MENA activists want the census to make room for their own group. One of the results of Census Bureau’s consultations with MENA groups was “the Middle Eastern and North African population saying that they did not see themselves in the current categories”, Nicholas Jones, director of race and ethnic research and outreach at the Census Bureau, told the Atlantic magazine.
There are no hard data about the size of the Arab-American and Muslim-American communities. Estimates of the number of Muslims in the United States range from 3 million to 8 million.
Many Arab-American associations and activists welcomed the plan for a MENA category, saying it would raise recognition of the community and produce hard data that can lead to improved services, including employment opportunities to language courses.
“We are invisible,” said Sarab al-Jijakli, founding director of the Network of Arab-American Professionals (NAAP). The planned offer of a MENA box on the census form would be “the culmination of a decades-long effort” by activists to get their community more recognition.
Hassan Jaber, executive director of the Arab Community Center for Economic and Social Services (ACCESS), welcomed the Census Bureau’s proposal. “For almost all people from the MENA region, the ‘White’ category does not reflect who they are,” he said. More accurate information could be used to improve services in health, employment and education and might even prove useful in tackling hate crimes, he added.
Maya Berry, executive director of the Arab American Institute (AAI), agreed. “Improved data collection can have a real impact on people’s lives,” she wrote in an article for the Hill, a Washington publication. The new category could provide “visibility for a group of Americans that are seen only by our government when it comes to counterterrorism programming, and miss out when it comes to education, health care research or English proficiency classes”.
Some point to potentially negative side-effects of the proposal, however, especially because of experiences of profiling and discrimination after the al-Qaeda terror attacks of September 11th, 2001. Coming after a divisive presidential election campaign that saw demands for a stronger surveillance of Muslim Americans, portraying them as a potential national security threat, the idea of giving US authorities more detailed data about the community raises concerns.

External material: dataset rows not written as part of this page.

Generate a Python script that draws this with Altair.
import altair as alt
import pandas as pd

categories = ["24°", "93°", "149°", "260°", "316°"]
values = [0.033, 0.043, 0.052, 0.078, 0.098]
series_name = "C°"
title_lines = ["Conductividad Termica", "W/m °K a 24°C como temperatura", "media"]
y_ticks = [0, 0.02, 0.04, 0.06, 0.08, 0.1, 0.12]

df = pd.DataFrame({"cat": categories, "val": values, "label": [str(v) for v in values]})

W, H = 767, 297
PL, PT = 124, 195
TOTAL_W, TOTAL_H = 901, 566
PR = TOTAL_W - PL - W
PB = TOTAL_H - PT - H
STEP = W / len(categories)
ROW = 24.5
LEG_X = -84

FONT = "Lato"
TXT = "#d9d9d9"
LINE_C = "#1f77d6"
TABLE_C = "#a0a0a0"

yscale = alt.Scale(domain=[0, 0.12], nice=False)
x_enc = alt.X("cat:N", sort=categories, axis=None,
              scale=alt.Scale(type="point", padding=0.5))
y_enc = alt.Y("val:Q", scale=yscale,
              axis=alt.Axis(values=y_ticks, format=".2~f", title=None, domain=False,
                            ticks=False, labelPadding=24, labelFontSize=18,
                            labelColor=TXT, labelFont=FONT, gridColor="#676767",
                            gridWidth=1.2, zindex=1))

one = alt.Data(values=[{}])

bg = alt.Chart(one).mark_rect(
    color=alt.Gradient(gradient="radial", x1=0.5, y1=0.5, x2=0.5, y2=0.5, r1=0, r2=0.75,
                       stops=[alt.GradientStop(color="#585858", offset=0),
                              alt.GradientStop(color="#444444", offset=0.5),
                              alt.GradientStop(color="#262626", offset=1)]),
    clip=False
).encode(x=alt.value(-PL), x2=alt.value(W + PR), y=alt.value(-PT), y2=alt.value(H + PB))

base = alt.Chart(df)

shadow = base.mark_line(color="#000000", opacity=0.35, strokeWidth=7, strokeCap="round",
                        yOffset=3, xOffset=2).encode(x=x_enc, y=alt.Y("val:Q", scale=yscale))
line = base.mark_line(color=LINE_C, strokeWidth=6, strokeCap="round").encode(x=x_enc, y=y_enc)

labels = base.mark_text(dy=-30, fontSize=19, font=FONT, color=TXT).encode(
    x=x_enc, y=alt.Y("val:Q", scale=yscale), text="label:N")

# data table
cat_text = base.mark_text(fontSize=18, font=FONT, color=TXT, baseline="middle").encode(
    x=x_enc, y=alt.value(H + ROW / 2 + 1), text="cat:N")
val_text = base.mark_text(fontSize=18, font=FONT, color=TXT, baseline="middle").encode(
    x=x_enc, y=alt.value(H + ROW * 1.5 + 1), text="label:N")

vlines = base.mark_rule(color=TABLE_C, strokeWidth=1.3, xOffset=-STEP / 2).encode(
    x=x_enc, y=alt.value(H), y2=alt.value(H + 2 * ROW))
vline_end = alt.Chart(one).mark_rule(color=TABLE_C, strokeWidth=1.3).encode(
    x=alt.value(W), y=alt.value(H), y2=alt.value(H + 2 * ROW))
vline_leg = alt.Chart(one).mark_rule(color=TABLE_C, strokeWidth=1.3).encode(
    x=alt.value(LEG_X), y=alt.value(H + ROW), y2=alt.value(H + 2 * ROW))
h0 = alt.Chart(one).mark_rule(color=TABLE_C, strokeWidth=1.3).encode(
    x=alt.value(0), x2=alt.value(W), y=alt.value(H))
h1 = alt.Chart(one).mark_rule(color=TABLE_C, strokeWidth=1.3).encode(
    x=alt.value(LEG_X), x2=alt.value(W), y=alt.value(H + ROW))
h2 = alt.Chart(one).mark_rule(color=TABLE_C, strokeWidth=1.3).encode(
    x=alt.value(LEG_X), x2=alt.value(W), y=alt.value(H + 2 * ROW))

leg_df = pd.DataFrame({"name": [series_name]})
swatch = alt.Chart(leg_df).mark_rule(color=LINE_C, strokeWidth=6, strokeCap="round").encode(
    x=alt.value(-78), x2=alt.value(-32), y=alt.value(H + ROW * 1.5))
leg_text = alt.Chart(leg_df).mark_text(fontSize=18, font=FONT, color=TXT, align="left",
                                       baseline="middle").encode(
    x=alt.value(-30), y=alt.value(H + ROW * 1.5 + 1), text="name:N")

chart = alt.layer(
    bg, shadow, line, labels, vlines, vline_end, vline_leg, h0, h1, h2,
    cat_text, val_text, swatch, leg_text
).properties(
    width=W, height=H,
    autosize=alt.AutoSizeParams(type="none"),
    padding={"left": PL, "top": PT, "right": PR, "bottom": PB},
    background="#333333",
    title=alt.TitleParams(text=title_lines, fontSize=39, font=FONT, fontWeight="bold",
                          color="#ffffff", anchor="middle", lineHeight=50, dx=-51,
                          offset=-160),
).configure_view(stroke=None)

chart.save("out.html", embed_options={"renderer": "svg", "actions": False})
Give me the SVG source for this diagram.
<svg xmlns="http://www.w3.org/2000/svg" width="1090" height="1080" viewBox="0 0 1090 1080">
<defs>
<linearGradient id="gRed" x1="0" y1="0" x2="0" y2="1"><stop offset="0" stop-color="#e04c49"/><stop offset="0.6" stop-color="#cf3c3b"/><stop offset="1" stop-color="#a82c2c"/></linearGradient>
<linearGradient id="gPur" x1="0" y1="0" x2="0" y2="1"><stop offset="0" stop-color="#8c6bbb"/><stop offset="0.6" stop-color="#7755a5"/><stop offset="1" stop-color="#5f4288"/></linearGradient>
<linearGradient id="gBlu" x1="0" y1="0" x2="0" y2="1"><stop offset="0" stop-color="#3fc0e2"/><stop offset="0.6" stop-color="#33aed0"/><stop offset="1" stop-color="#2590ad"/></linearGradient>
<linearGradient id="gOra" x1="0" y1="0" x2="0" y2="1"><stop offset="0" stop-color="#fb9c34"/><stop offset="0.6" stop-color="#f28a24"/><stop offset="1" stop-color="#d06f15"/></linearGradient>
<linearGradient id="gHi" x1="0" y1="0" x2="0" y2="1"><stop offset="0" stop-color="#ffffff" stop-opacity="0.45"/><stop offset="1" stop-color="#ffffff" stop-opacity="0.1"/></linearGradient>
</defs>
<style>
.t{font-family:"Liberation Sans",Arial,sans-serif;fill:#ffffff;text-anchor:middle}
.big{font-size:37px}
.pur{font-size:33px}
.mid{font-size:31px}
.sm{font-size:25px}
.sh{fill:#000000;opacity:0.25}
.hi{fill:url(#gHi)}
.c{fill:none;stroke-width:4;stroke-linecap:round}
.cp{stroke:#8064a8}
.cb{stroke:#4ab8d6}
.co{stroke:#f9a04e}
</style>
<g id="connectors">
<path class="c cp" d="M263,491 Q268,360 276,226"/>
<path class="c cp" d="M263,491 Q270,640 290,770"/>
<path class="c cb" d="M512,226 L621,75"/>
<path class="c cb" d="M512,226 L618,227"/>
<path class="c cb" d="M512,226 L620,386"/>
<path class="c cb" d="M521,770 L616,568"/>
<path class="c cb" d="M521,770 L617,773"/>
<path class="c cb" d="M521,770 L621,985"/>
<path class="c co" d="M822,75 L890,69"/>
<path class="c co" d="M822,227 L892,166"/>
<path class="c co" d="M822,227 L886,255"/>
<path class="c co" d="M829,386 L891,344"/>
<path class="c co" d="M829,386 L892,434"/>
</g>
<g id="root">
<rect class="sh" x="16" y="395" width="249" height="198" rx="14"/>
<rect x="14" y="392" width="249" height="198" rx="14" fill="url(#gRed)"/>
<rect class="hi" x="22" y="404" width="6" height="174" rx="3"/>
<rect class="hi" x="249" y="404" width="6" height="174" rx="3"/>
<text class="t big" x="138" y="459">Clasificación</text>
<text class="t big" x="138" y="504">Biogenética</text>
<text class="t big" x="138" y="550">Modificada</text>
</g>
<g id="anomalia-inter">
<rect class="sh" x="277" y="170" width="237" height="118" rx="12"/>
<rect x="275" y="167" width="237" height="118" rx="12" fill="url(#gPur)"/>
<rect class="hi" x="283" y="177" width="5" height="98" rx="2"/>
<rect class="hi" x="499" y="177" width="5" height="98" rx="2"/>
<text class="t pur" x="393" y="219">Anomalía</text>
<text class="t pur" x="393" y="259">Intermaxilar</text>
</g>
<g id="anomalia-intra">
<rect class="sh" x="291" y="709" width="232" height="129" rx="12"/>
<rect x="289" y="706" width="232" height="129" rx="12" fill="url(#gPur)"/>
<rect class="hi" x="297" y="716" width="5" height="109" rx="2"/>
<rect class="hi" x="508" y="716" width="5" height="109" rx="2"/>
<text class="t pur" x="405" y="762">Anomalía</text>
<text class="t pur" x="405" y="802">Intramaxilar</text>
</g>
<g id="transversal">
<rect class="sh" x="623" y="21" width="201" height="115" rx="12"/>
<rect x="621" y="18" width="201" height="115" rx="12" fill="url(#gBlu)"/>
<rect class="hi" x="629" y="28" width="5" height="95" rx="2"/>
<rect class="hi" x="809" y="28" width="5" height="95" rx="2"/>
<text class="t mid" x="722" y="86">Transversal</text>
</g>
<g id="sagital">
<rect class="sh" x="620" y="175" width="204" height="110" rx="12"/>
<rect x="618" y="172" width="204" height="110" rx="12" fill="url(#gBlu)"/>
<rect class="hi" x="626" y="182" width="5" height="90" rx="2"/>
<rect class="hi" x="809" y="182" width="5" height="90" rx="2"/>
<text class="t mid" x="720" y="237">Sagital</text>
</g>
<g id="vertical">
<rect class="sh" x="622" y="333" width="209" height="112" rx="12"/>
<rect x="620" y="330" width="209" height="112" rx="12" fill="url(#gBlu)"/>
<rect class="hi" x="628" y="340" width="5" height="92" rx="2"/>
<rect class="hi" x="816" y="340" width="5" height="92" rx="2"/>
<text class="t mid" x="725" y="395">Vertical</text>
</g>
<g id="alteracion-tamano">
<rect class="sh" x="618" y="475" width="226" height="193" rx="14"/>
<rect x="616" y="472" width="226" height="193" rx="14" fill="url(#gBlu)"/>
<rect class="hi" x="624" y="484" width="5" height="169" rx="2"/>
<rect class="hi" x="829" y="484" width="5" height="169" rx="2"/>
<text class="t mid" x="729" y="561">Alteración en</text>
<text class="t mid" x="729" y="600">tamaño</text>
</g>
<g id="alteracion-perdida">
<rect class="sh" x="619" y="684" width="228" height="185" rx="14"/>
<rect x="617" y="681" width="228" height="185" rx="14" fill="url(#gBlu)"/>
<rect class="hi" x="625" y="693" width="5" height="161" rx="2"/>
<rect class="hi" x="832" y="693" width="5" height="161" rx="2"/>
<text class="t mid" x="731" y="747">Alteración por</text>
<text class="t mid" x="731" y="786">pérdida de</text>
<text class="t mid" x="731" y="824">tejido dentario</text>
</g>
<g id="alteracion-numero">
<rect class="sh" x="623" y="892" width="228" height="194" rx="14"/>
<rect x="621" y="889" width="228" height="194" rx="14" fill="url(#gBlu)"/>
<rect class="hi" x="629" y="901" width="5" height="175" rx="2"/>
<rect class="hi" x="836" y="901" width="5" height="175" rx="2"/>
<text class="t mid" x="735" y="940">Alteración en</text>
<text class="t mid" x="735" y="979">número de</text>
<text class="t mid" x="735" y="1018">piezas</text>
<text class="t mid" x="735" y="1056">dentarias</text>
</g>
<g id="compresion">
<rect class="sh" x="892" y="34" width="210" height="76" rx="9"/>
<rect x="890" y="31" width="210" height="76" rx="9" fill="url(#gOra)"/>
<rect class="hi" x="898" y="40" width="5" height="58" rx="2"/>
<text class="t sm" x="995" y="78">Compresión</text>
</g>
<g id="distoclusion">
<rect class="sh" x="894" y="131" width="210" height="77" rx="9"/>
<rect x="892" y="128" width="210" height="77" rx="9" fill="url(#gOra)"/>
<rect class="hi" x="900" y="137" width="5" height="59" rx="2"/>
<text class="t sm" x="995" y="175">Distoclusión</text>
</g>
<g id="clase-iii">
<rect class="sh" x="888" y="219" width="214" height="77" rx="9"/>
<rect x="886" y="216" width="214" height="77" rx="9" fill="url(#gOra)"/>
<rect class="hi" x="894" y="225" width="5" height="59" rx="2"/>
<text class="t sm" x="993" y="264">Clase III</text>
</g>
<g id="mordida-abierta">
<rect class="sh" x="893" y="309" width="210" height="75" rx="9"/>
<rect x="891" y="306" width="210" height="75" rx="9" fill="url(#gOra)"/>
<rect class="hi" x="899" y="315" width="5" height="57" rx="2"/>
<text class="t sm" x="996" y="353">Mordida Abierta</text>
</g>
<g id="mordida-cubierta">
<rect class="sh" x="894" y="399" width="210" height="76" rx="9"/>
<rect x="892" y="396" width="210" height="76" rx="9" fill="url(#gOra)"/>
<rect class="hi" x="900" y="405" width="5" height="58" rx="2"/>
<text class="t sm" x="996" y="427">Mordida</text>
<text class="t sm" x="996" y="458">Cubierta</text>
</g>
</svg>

“It is a double-edged issue,” said Ibrahim Hooper, director of communications at the Council on American-Islamic Relations (CAIR), an umbrella group. Acknowledging that a new census category could lead to new “hard data”, there were reservations as well.
“In today’s environment, we have to have concerns about the possible misuse of this data,” Hooper said. “We have had too many problems in the post-9/11 era when the American government singled out Arab Americans or Muslim Americans for profiling.”
Supporters of the new category say those concerns must be taken seriously but do not mean that the plan is counterproductive. “We need to continue to push for protection for people from the MENA region,” Jaber said. In the long run, better data about the MENA community in the United States would “help us to track violations against people from the MENA region”.
Jajikli said existing pressures on Arabs and Muslims in the United States, such as profiling by security agencies, would not cease if census categories were kept as they are now. “We are already targeted; that has nothing to do with the census,” he said.